In this environment, a product’s bottom line value proposition –– quality and durability –– have to mean more to customers than buying goods from a luxury brand, right? Not necessarily.
Let’s take a look at the current state of the luxury industry and why so many luxury brands struggle to consistently produce quality goods. We’ll also look at which factors luxury brand leaders can double down on to justify the high price tags of their inventory.
Luxury consumers are shockingly loyal
Many luxury brands aren't being impacted by the recession in expected ways. You'd think luxury brands would be one of the first to be negatively impacted by a global recession. But consumers haven't behaved like analysts expected. Sales have steadied and the global luxury market is still in high demand.
While luxury shoppers are as determined as ever, the reasons they buy from luxury companies and what they look for from luxury goods has changed. At the same time, the challenges being faced by each unique luxury brand have intensified.
How to produce just the right number of luxury goods
We've talked before about how luxury brands struggle to increase their products’ speed to market. But the main challenge faced by most luxury brands isn't selling luxury products... it's producing them. Luxury consumers aren't going anywhere, but creating quality luxury goods to meet consumer demand?

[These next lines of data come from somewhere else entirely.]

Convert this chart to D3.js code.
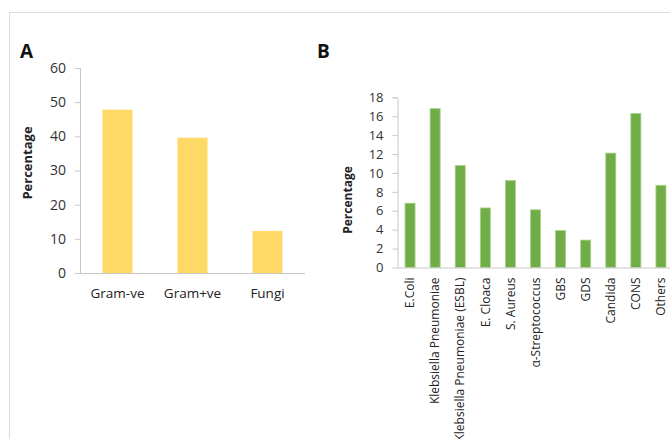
<!DOCTYPE html>
<html><head><meta charset="utf-8">
<script src="https://cdn.jsdelivr.net/npm/d3@7"></script>
<style>
html,body{margin:0;padding:0;background:#fff;overflow:hidden}
svg{display:block;font-family:"Open Sans",sans-serif}
</style></head>
<body>
<svg id="c" width="670" height="439"></svg>
<script>
const catsA = ["Gram-ve", "Gram+ve", "Fungi"];
const valsA = [47.8, 39.6, 12.3];
const ticksA = [0, 10, 20, 30, 40, 50, 60];

const catsB = ["E.Coli", "Klebsiella Pneumoniae", "Klebsiella Pneumoniae (ESBL)", "E. Cloaca", "S. Aureus", "α-Streptococcus", "GBS", "GDS", "Candida", "CONS", "Others"];
const valsB = [6.8, 16.8, 10.8, 6.3, 9.2, 6.1, 3.9, 2.9, 12.1, 16.3, 8.7];
const ticksB = [0, 2, 4, 6, 8, 10, 12, 14, 16, 18];

const svg = d3.select("#c");
// frame
svg.append("path").attr("d", "M9.5,439 V12.5 H670").attr("fill", "none").attr("stroke", "#dcdcdc").attr("stroke-width", 1);

function panel(opt) {
  const x = d3.scaleBand().domain(opt.cats).range([opt.x0, opt.x1]).paddingInner(opt.pad).paddingOuter(opt.pad / 2);
  const y = d3.scaleLinear().domain([0, opt.max]).range([opt.y0, opt.y1]);
  const g = svg.append("g");
  g.selectAll("rect").data(opt.vals).join("rect")
    .attr("x", (d, i) => x(opt.cats[i]))
    .attr("width", x.bandwidth())
    .attr("y", d => y(d))
    .attr("height", d => y(0) - y(d))
    .attr("fill", opt.color)
    .attr("stroke", opt.stroke).attr("stroke-width", opt.strokeW || 0);
  const ya = g.append("g").attr("transform", `translate(${opt.x0},0)`)
    .call(d3.axisLeft(y).tickValues(opt.ticks).tickSize(5).tickPadding(opt.tp).tickFormat(d3.format("d")));
  ya.select(".domain").attr("stroke", "#c8c8c8").attr("d", `M-5,${opt.y1 + 0.5}H0.5V${opt.y0 + 0.5}`);
  ya.selectAll(".tick line").attr("stroke", "#c8c8c8");
  ya.selectAll(".tick text").attr("fill", "#333").style("font-size", opt.fs + "px").style("font-family", "'Open Sans',sans-serif");
  const xa = g.append("g").attr("transform", `translate(0,${opt.y0})`)
    .call(d3.axisBottom(x).tickSize(0).tickPadding(opt.xtp));
  xa.select(".domain").attr("stroke", "#c8c8c8").attr("d", `M${opt.x0},0.5H${opt.axEnd}`);
  xa.selectAll(".tick text").attr("fill", "#222").style("font-size", opt.xfs + "px").style("font-family", "'Open Sans',sans-serif");
  if (opt.rotate) {
    xa.selectAll(".tick text")
      .attr("transform", "rotate(-90)")
      .attr("text-anchor", "end")
      .attr("x", -opt.xtp).attr("y", 0).attr("dy", "0.35em");
  }
  g.append("text").attr("transform", `translate(${opt.lx},${opt.ly}) rotate(-90)`)
    .attr("text-anchor", "middle").attr("font-weight", "bold").attr("fill", "#222")
    .style("font-size", opt.lfs + "px").text("Percentage");
  g.append("text").attr("x", opt.px).attr("y", opt.py).attr("font-weight", "bold")
    .style("font-size", "19px").attr("fill", "#111").text(opt.letter);
  return {x, y};
}

panel({cats: catsA, vals: valsA, ticks: ticksA, max: 60,
  x0: 80, x1: 305, y0: 273, y1: 68, pad: 0.6, color: "#FFD966",
  axEnd: 305, fs: 14, tp: 9, xfs: 13.5, xtp: 15, lx: 32, ly: 163, lfs: 13,
  px: 20, py: 58, letter: "A"});

panel({cats: catsB, vals: valsB, ticks: ticksB, max: 18,
  x0: 397.5, x1: 673.5, y0: 267.5, y1: 97.3, pad: 0.6, color: "#70AD47",
  stroke: "#A9D18E", strokeW: 0.8,
  axEnd: 680, fs: 13, tp: 9, xfs: 12, xtp: 10, rotate: true, lx: 352, ly: 200, lfs: 12,
  px: 317, py: 58, letter: "B"});
</script>
</body></html>
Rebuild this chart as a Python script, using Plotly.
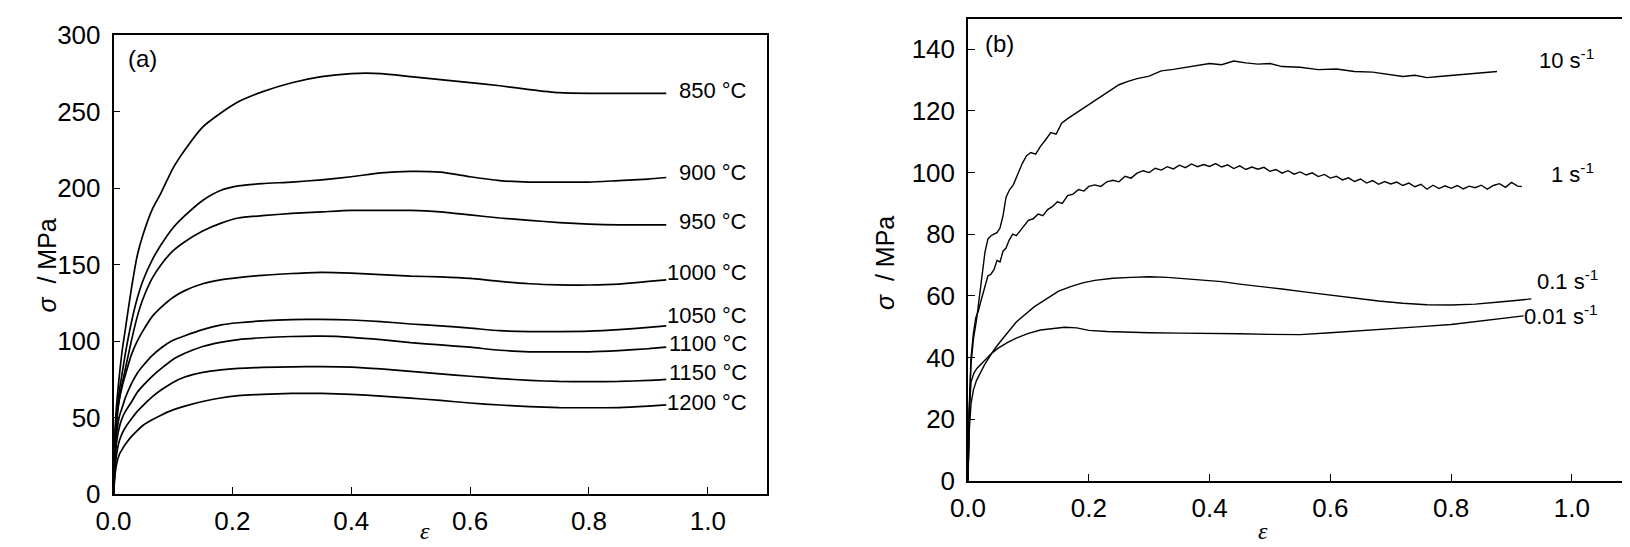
import plotly.graph_objs as go

# (a) flow curves for different temperatures
EPS_A = [0, 0.003, 0.006, 0.01, 0.015, 0.02, 0.03, 0.04, 0.05, 0.065,
         0.08, 0.1, 0.12, 0.15, 0.18, 0.21, 0.25, 0.3, 0.35, 0.4,
         0.45, 0.5, 0.55, 0.6, 0.65, 0.7, 0.75, 0.8, 0.85, 0.9, 0.93]

SIG_850 = [0, 45, 62, 78, 95, 108, 134, 156, 170, 186,
           197, 213, 225, 240, 249, 256.5, 263, 269, 273, 275,
           275, 273, 271, 269, 267, 264.5, 262.5, 262, 262, 262, 262]
SIG_900 = [0, 40, 55, 68, 80, 92, 112, 128, 140, 153,
           163, 174, 182, 192, 198.5, 201.5, 203, 204, 205.5, 207.5,
           210, 211, 210.5, 207.5, 205, 204, 204, 204, 205, 206, 207]
SIG_950 = [0, 38, 52, 63, 73, 82, 100, 116, 128, 141,
           150, 159, 165, 172, 177, 180.5, 182, 183.5, 184.5, 185.5,
           185.5, 185.5, 184.5, 182.5, 180.5, 179, 177.5, 176.5, 176, 176, 176]
SIG_1000 = [0, 33, 50, 62, 71, 78, 91, 100, 107, 116,
            122, 128.5, 133, 137.5, 140, 141.5, 143, 144.2, 145, 144.5,
            143.5, 142.5, 142, 141, 139, 137.5, 136.8, 136.7, 137.3, 139, 140]
SIG_1050 = [0, 28, 42, 51, 57, 63, 72, 79, 84, 90.5,
            95.5, 100.5, 103.5, 107.5, 110.5, 112, 113.2, 114, 114.2, 113.8,
            112.8, 111.2, 110, 108.5, 106.8, 106.2, 106.2, 106.5, 107.5, 109, 110]
SIG_1100 = [0, 24, 36, 44, 50, 54, 60, 66.5, 71, 77,
            82, 88, 92, 96.5, 99.2, 101, 102.2, 103, 103.2, 102.5,
            101, 99, 97.5, 96, 94, 93, 93, 93, 93.8, 95, 96]
SIG_1150 = [0, 18, 28, 35, 40, 43.5, 49, 54, 58, 63.5,
            68, 73, 76.5, 79.5, 81.2, 82.2, 82.8, 83.2, 83.3, 83,
            81.8, 80.2, 78.5, 77, 75.5, 74.3, 73.6, 73.5, 73.6, 74.3, 75]
SIG_1200 = [0, 14, 21, 26, 29.5, 32.5, 37.5, 41.5, 45, 48.5,
            51.5, 55, 57.5, 60.5, 62.8, 64.3, 65.2, 65.8, 65.8, 65.2,
            64, 62.7, 61.2, 59.5, 58.2, 57.2, 56.5, 56.4, 56.5, 57.5, 58.3]

TEMP_LABELS = ["850 °C", "900 °C", "950 °C", "1000 °C",
               "1050 °C", "1100 °C", "1150 °C", "1200 °C"]
TEMP_LABEL_Y = [264, 210, 178, 145, 116.5, 98.7, 79.5, 60]

# (b) flow curves for different strain rates
EPS_10 = [0, 0.002, 0.005, 0.009, 0.014, 0.019, 0.024, 0.028, 0.033, 0.038,
          0.043, 0.048, 0.053, 0.058, 0.063, 0.069, 0.075, 0.082, 0.09, 0.097,
          0.104, 0.112, 0.12, 0.128, 0.137, 0.146, 0.155, 0.165, 0.175, 0.19,
          0.205, 0.22, 0.235, 0.25, 0.265, 0.28, 0.3, 0.32, 0.34, 0.36,
          0.38, 0.4, 0.42, 0.44, 0.46, 0.48, 0.5, 0.52, 0.55, 0.58,
          0.61, 0.64, 0.67, 0.7, 0.72, 0.74, 0.76, 0.78, 0.8, 0.83,
          0.86, 0.876]
SIG_10 = [0, 22, 38, 46, 52, 60, 68, 74, 78.5, 79.5,
          80, 80.5, 82, 86, 92, 94.5, 96, 99.5, 103, 105.5,
          106.5, 106, 108.5, 110.5, 113, 112.5, 116, 117.5, 118.8, 120.8,
          122.5, 124.5, 126.5, 128.5, 129.6, 130.5, 131.3, 133, 133.5, 134.2,
          134.8, 135.4, 135, 136.2, 135.6, 135.2, 135.4, 134.4, 134.2, 133.4,
          133.6, 132.8, 132.6, 131.7, 131.2, 131.6, 130.8, 131.2, 131.5, 132,
          132.4, 132.8]

EPS_1 = [0, 0.002, 0.005, 0.009, 0.013, 0.017, 0.021, 0.025, 0.029, 0.033,
         0.038, 0.043, 0.048, 0.053, 0.058, 0.063, 0.068, 0.074, 0.08, 0.086,
         0.093, 0.1, 0.108, 0.116, 0.124, 0.132, 0.14, 0.148, 0.156, 0.165,
         0.174, 0.183, 0.192, 0.2, 0.21, 0.22, 0.23, 0.24, 0.25, 0.26,
         0.27, 0.28, 0.29, 0.3, 0.31, 0.32, 0.33, 0.34, 0.35, 0.36,
         0.37, 0.38, 0.39, 0.4, 0.41, 0.42, 0.43, 0.44, 0.45, 0.46,
         0.47, 0.48, 0.49, 0.5, 0.51, 0.52, 0.53, 0.54, 0.55, 0.56,
         0.57, 0.58, 0.59, 0.6, 0.61, 0.62, 0.63, 0.64, 0.65, 0.66,
         0.67, 0.68, 0.69, 0.7, 0.71, 0.72, 0.73, 0.74, 0.75, 0.76,
         0.77, 0.78, 0.79, 0.8, 0.81, 0.82, 0.83, 0.84, 0.85, 0.86,
         0.87, 0.88, 0.89, 0.9, 0.91, 0.917]
SIG_1 = [0, 24, 40, 48, 53, 55, 58, 61, 64, 66.5,
         67, 68.5, 71.5, 71, 74.5, 75.5, 78, 80, 79.5, 81,
         82.5, 84.5, 85, 86.5, 86, 88, 89, 90.5, 90, 92.5,
         93, 94.5, 94, 95.5, 96, 95.5, 97, 97.5, 97, 98.8,
         98.2, 99.8, 100.6, 100, 101.4, 100.8, 101.9, 101.2, 102.4, 101.6,
         102.8, 101.9, 102.6, 102, 102.9, 101.8, 102.5, 101.3, 102.2, 101,
         101.8, 101.1, 101.7, 100.4, 101, 99.8, 100.6, 99.5, 100.2, 99.2,
         99.9, 98.7, 99.4, 98.2, 98.8, 97.6, 98.3, 97.1, 97.9, 96.6,
         97.4, 96.2, 97.1, 96.3, 96.9, 95.8, 96.6, 95.4, 96.2, 94.6,
         95.9, 94.8, 95.7, 94.9, 95.8, 94.7, 95.6, 95.1, 95.9, 94.6,
         95.8, 96.4, 95.2, 96.8, 95.6, 95.5]

EPS_01 = [0, 0.002, 0.005, 0.009, 0.014, 0.02, 0.027, 0.035, 0.045, 0.055,
          0.065, 0.08, 0.095, 0.11, 0.13, 0.15, 0.17, 0.19, 0.21, 0.24,
          0.27, 0.3, 0.33, 0.36, 0.39, 0.42, 0.45, 0.48, 0.52, 0.56,
          0.6, 0.64, 0.68, 0.72, 0.76, 0.8, 0.84, 0.88, 0.91, 0.933]
SIG_01 = [0, 16, 25, 29.5, 32.5, 35, 37.5, 40, 43, 45.5,
          48, 51.5, 54, 56.5, 59, 61.5, 63, 64.2, 65, 65.7,
          66, 66.2, 66, 65.6, 65.2, 64.6, 63.8, 63.2, 62.2, 61.2,
          60.2, 59.2, 58.3, 57.6, 57.1, 57, 57.3, 58, 58.6, 59]

EPS_001 = [0, 0.002, 0.005, 0.01, 0.015, 0.022, 0.03, 0.04, 0.05, 0.065,
           0.08, 0.1, 0.12, 0.14, 0.16, 0.18, 0.2, 0.23, 0.26, 0.3,
           0.35, 0.4, 0.45, 0.5, 0.55, 0.6, 0.65, 0.7, 0.75, 0.8,
           0.85, 0.9, 0.92]
SIG_001 = [0, 22, 32, 35, 36.5, 38, 39.5, 41.5, 43, 44.8,
           46.3, 47.8, 48.9, 49.4, 49.8, 49.6, 48.8, 48.4, 48.2, 48,
           47.9, 47.9, 47.7, 47.5, 47.4, 48, 48.6, 49.2, 50, 50.7,
           51.9, 53, 53.5]

RATE_LABELS = ["10 s<sup>-1</sup>", "1 s<sup>-1</sup>",
               "0.1 s<sup>-1</sup>", "0.01 s<sup>-1</sup>"]
RATE_LABEL_X = [1.040, 1.040, 1.046, 1.046]
RATE_LABEL_Y = [136.9, 99.7, 65.1, 53.9]

X_TICKS = [0, 0.2, 0.4, 0.6, 0.8, 1.0]
X_TICK_TEXT = ["0.0", "0.2", "0.4", "0.6", "0.8", "1.0"]

FONT = "Arial, Liberation Sans, sans-serif"
SERIF = "Times New Roman, Liberation Serif, serif"

fig = go.Figure()

for sig in [SIG_850, SIG_900, SIG_950, SIG_1000, SIG_1050, SIG_1100, SIG_1150, SIG_1200]:
    fig.add_trace(go.Scatter(x=EPS_A, y=sig, mode="lines", xaxis="x", yaxis="y",
                             line=dict(color="black", width=1.7, shape="spline", smoothing=0.6),
                             showlegend=False, hoverinfo="skip"))

for eps, sig in [(EPS_10, SIG_10), (EPS_1, SIG_1), (EPS_01, SIG_01), (EPS_001, SIG_001)]:
    fig.add_trace(go.Scatter(x=eps, y=sig, mode="lines", xaxis="x2", yaxis="y2",
                             line=dict(color="black", width=1.4),
                             showlegend=False, hoverinfo="skip"))

def x_axis(domain, anchor):
    return dict(domain=domain, anchor=anchor, range=[0, 1.1], automargin=False,
                tickmode="array", tickvals=X_TICKS, ticktext=X_TICK_TEXT,
                ticks="inside", ticklen=7, tickwidth=1, tickcolor="black",
                showline=True, linecolor="black", linewidth=1.5, mirror=True,
                showgrid=False, zeroline=False, ticklabelstandoff=3,
                tickfont=dict(family=FONT, size=26, color="black"))

def y_axis(domain, anchor, rng, dtick):
    return dict(domain=domain, anchor=anchor, range=rng, automargin=False,
                tick0=0, dtick=dtick,
                ticks="inside", ticklen=7, tickwidth=1, tickcolor="black",
                showline=True, linecolor="black", linewidth=1.5, mirror=True,
                showgrid=False, zeroline=False, ticklabelstandoff=6,
                tickfont=dict(family=FONT, size=26, color="black"))

annotations = []
for lab, y in zip(TEMP_LABELS, TEMP_LABEL_Y):
    annotations.append(dict(x=1.07, y=y, xref="x", yref="y", text=lab,
                            xanchor="right", showarrow=False,
                            font=dict(family=FONT, size=22, color="black")))
for lab, x, y in zip(RATE_LABELS, RATE_LABEL_X, RATE_LABEL_Y):
    annotations.append(dict(x=x, y=y, xref="x2", yref="y2", text=lab,
                            xanchor="right", showarrow=False,
                            font=dict(family=FONT, size=22, color="black")))

annotations += [
    dict(x=0.021, y=285, xref="x", yref="y", text="(a)", xanchor="left",
         showarrow=False, font=dict(family=FONT, size=24, color="black")),
    dict(x=0.025, y=142, xref="x2", yref="y2", text="(b)", xanchor="left",
         showarrow=False, font=dict(family=FONT, size=24, color="black")),
    dict(x=22.5 / 1630, y=1 - 258 / 547, xref="paper", yref="paper",
         text="<i>σ</i>  / MPa", textangle=-90, showarrow=False,
         font=dict(family=FONT, size=25, color="black")),
    dict(x=877 / 1630, y=1 - 255 / 547, xref="paper", yref="paper",
         text="<i>σ</i>  / MPa", textangle=-90, showarrow=False,
         font=dict(family=FONT, size=25, color="black")),
    dict(x=410 / 1630, y=1 - 538 / 547, xref="paper", yref="paper",
         text="<i>ε</i>", showarrow=False,
         font=dict(family=SERIF, size=24, color="black")),
    dict(x=1262 / 1630, y=1 - 538 / 547, xref="paper", yref="paper",
         text="<i>ε</i>", showarrow=False,
         font=dict(family=SERIF, size=24, color="black")),
]

fig.update_layout(
    width=1630, height=547, autosize=False,
    margin=dict(l=0, r=0, t=0, b=0, pad=0),
    paper_bgcolor="white", plot_bgcolor="white",
    xaxis=x_axis([105.5 / 1630, 759.3 / 1630], "y"),
    yaxis=y_axis([1 - 486 / 547, 1 - 27.3 / 547], "x", [0, 300], 50),
    xaxis2=x_axis([960 / 1630, 1624.3 / 1630], "y2"),
    yaxis2=y_axis([1 - 472.7 / 547, 1 - 10.5 / 547], "x2", [0, 150], 20),
    annotations=annotations,
)

fig.write_html("out.html")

That's the challenge. Factors like small batch production schedules and scrambling to source quality raw materials in the face of global scarcity don’t just create logistical challenges –– they also make it difficult for luxury brands to retain product quality.
Here’s looking at Louis Vuitton
So, how are luxury brands managing the supply chain shortage? Let's use the Louis Vuitton supply chain as an example. Louis Vuitton became a household luxury name decades ago, but brand leaders struggled to optimize their supply chain in an e commerce world that's hyper focused on digital experiences.
To underproduce luxury goods or to over produce luxury goods, that was the question. Luxury leaders at Louis Vuitton chose neither, opting to deploy a demand-driven, inventory-based supply chain management solution. By strategically implementing this system, Vuitton was able to begin producing exactly the right amount of luxury product for consumer demand. The result? Vuitton reduced inventory levels by 30% and improved delivery times by up to 50%.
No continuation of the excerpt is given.